When I found four gold plated dessert spoons in the toe of my riding boot and pennies filling the fingers of my riding gloves, I knew Toddler World had officially arrived in our lives. By August of this year I will have seven grand children, and, frankly, I don’t look old enough to have five grand children. I am the Ya-Ya.

   Being the Ya-Ya means a ton of the fun and a fraction of the worry that plagued my days as the Ma-Ma. Being a mom made me gray, and being a grandmother makes me want to learn to ride a dirt bike. It also means I have become the oracle of all wisdom for my daughters on matters of the mothering kind, leading to conversations like this:

   “Mom, feel Conner’s head.” Conner’s head is small, fuzzy, and three weeks old.

   I picked Conner up and felt his head. It felt small, fuzzy, and three weeks old.

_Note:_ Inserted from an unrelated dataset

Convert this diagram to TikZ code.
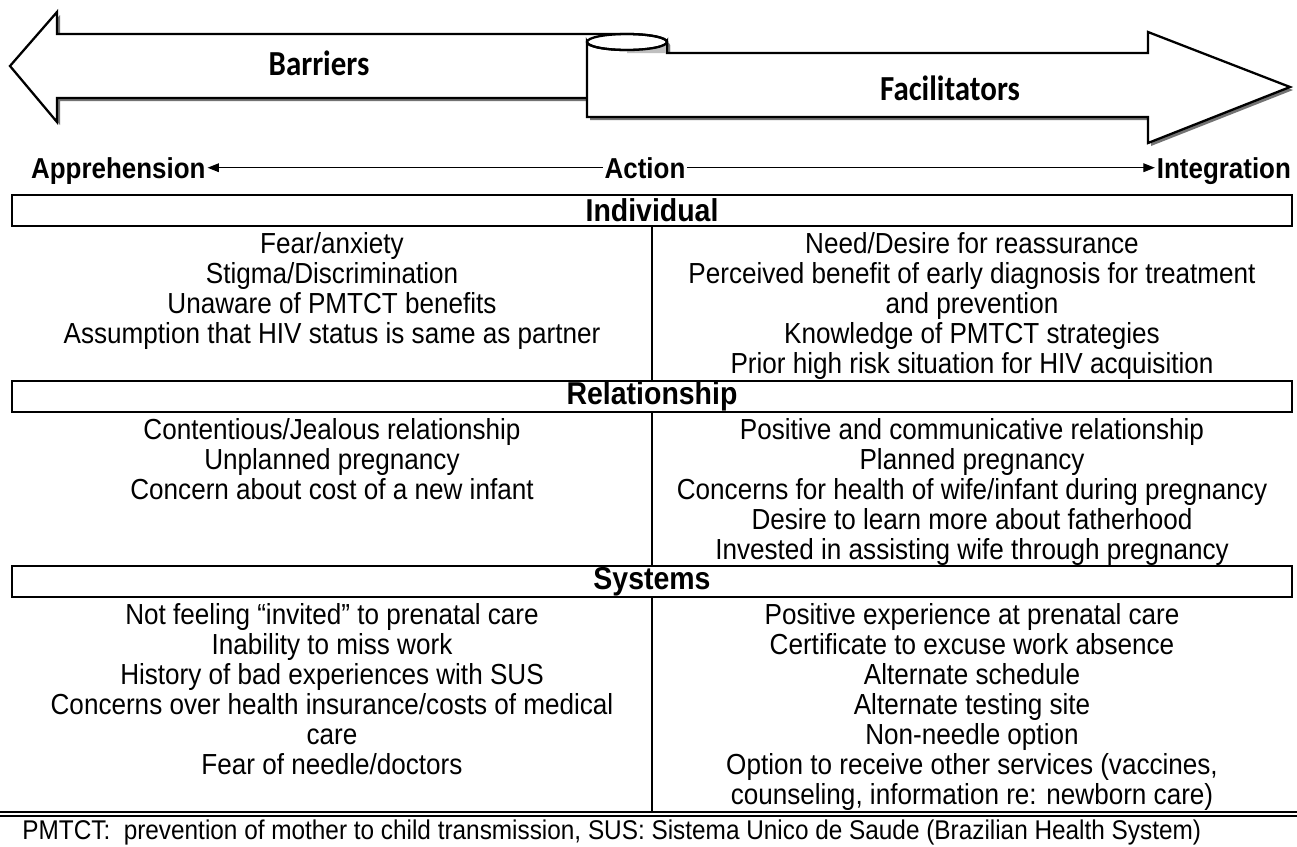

   “What is that?” Heather asked, pointing at the head of her second child.

   “Where?”

   “On the top of his head.”

   “You mean his soft spot? Heather, you know babies have soft spots.” I watched Zoe’s two-year old ponytail bobbing through the living room—nothing soft about that head (Zoe—Conner’s bigger sister and official hard head.)

   “I know it’s his soft spot,” she grabbed the baby from me. “But isn’t it deeper?”

   “Deeper than what?” I ran my hand over his perfectly normal skull, again.

   “You know! Deeper than average!” I must have looked stupid, because she decided to explain the theory of Conner’s deepening head hole. “Because, Mom, I caught Zoe poking his head with a Q-tip, and now I think his soft spot is deeper.”

   Zoe, I noticed, was building a small fort out of Q-tips under the couch. She was also pouring water over her own head out of a measuring cup from the kitchen.

   “Could he be lobotomized now?” My daughter’s frown was deep, pained, and serious.

   I recognized this as one of those moments when I could practice my excellent reflective listening skills. (Note: Reflective listening is a technique where you repeat back to a person their very own words, pretty much because you can’t believe someone that intelligent could say something that dumb.)

   I said, reflectively, “Now let me understand you. You think Zoe took a Q-tip, gave Conner a lobotomy through the soft spot on the top of his head, and now his brain is ruined. Is that about it?”

   “Yes, yes. Feel his head again.”

   I felt his head again, and then I felt Heather’s.

   She’ll relax. She’ll have to, because one of these days she’ll walk into a bedroom and find one of the kids (sound asleep,) with their pants around their ankles, and a Fisher Price thermometer stuck between his/her knees. And through a little detective work, she’ll realize that while this kid took a nap, the other kids tried to take the sleeping kid’s temperature—rectally. They failed, but it was a close house call.

   It’s what the sports commentator said a couple of weeks ago about cross-country skiing at the Olympics. “You’ve got to save something for the hills, Christina. You’ve got to save something for the hills.” Bingo!

   As the official Ya-Ya, I say to the young moms out there. “You’ve got to save something for the hills, honey. You’ve got to save something for the hills.” Because if you think Zoe giving Conner a lobotomy with a Q-tip is the worst of it, you are going to lose this race.